Nevertheless, the dip-dyed and raspy-voiced server brings you a plate of “alfredo.” This is a plate of pasta, doused in cold milk, sprinkled with green-can shake-cheese. And it is, there is no other way to put this, inedible.
And you think to yourself, looking at the nearly solid iced tea you couldn’t possibly drink, and at the plate of seriously inedible food, and inhaling the fumes of forty years of neglect and mildew, as the floor of the boat-restaurant rocks with the waves, you think: this is, without doubt, the worst dining experience I’ve ever had.
You don’t eat. You don’t complain. You pay your tab. You do, however, eat a couple stale Melba Toasts— you always had a thing about melba toasts.

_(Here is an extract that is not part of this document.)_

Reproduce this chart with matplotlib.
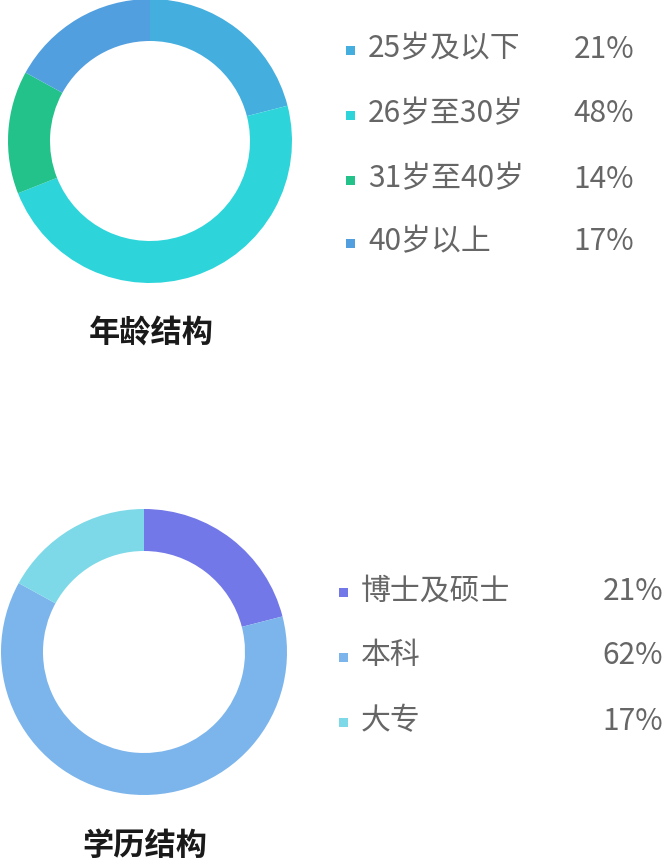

And you leave a tip you can’t quite afford, with a growling stomach, and bizarre feeling of bereavement. History is just history. Moldy bricks are just old, not picturesque. And it’s not like you really needed that chipped tea cup.
So, with your tail between your legs, you walk away from the pontoon on a swaying, rotted dock. You spend a couple minutes befriending the albino peacock. He’s not having it. And so you hang your head, drive away, swear off the past, and hit the drive-thru of the first McDonald’s you see.
And twenty-ish (a little more, a little less) years later, you will think of that decrepit barge, with its old crackers and its pet white exotic bird. And that restaurant will attain a luster it doesn’t quite deserve.
Everything falls into place. New ferns and old brick. Cherub heads of stone and reproduction fountains. The smell and sound of a river, which has been there long before you and long before me.
And a barge with stale crackers and really bad food, saved by a peacock, in old days, a symbol of the redeemed and the redeemer. Or of vanity. And maybe, with the past, both apply.
Sometimes things are like that. Bad at first. And redeemed by memory, redeemed by time. Redeemed by an ill-tempered peacock and experience.